The Smoking Gun???

In his statement before the U.S. House of Representatives Committee on Financial Services, Chairman Harper discussed the state of the credit union system, including NCUA’s mission to examine credit unions with $10 billion or less in assets for compliance with consumer protection laws and regulations. Chairman Harper stated to the Committee that NCUA is conducting targeted fair lending examinations at federal credit unions to assess compliance with federal fair lending laws and regulations as these reviews are critical to identifying discrimination and economic equity.   This is nothing new.  He has been stating this for months.  But what is new is that for the first time publicly, he stated that, fair lending examinations conducted in 2023 revealed patterns or practices of discrimination violations, illegal redlining, indirect lending pricing concerns, systemic Home Mortgage Disclosure Act violations, Regulation B notification and government monitoring information violations, and numerous instances of inadequate fair lending compliance management systems. Specifically, in 2023, the NCUA referred six credit unions to the Department of Justice for discrimination based on age or marital status. These referrals impacted over 55,000 consumers, and associated remediation expenses exceeded $575,000.  THESE ARE PRETTY BOLD ALLEGATIONS WITHOUT EXPLANATION.

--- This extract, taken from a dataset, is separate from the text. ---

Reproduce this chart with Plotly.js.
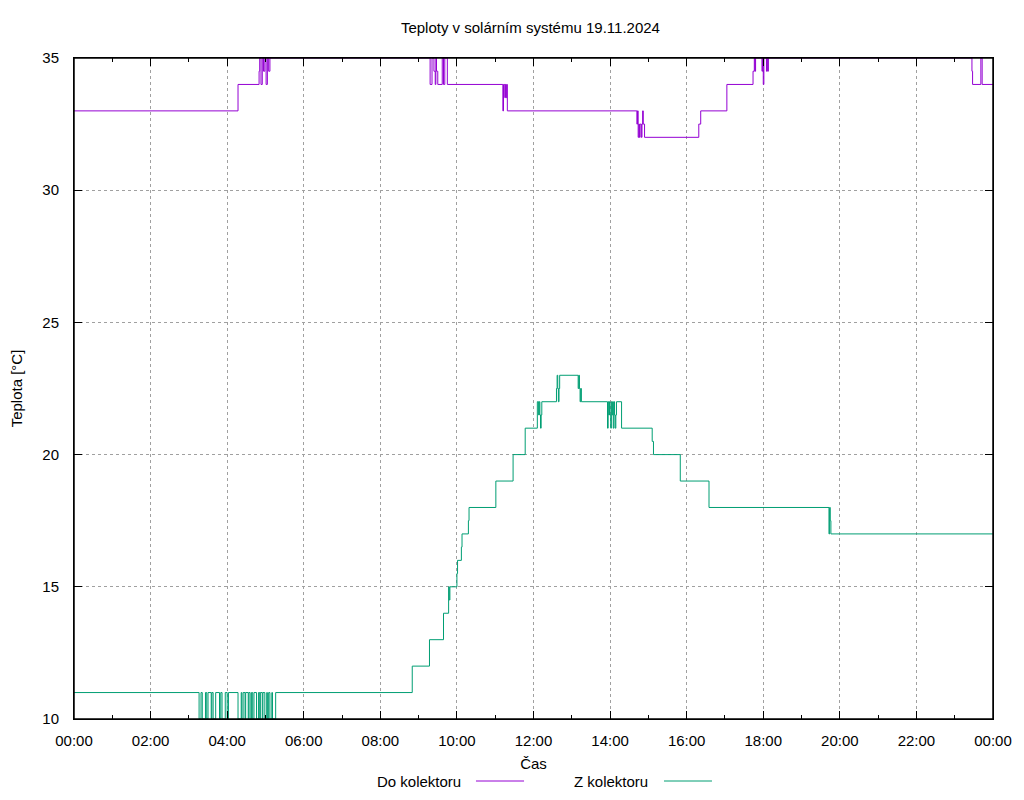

Kristen Clarke, Assistant Attorney General for Civil Rights at the U.S. Department of Justice (DOJ), spoke at America’s Credit Unions Governmental Affairs Conference in March 2024 to discuss DOJ’s nationwide Combatting Redlining Initiative, which aims to address modern-day redlining. Assistant Attorney General Clarke highlighted that credit unions should engage with their regulators to promptly implement any fair lending recommendations following a consumer compliance exam.  This first step can avoid a referral to DOJ for further investigation. She also reminded credit unions that, “while the Justice Department, along with our partners at the CFPB, NCUA and across federal and state government, continue to focus on enforcement, we are also eager to work with you and we will always acknowledge proactive efforts in the area of fair lending.”

Credit unions have always been aware of, and proactively involved in managing, their responsibilities to their members to implement fair lending compliance via a robust compliance management system, engaging with members, reviewing, and testing underwriting processes, and proactively building up their fair lending oversight and monitoring to ensure senior management and the board of directors are updated. As Assistant Attorney General Clarke pointed out, credit unions should first engage with their regulators if a consumer compliance exam identifies any potential fair lending issues.  Such a collaborative approach would be preferable to pointing this out to Congress in this fashion.  We heard one of the things that a credit union was dinged on was not putting in branches in underserved areas when they said they would.  Bottom line:  Check and keep checking what you are doing on the compliance front.  For further assistance review NCUA’s Fair Lending Guide and Fair Lending Compliance resources.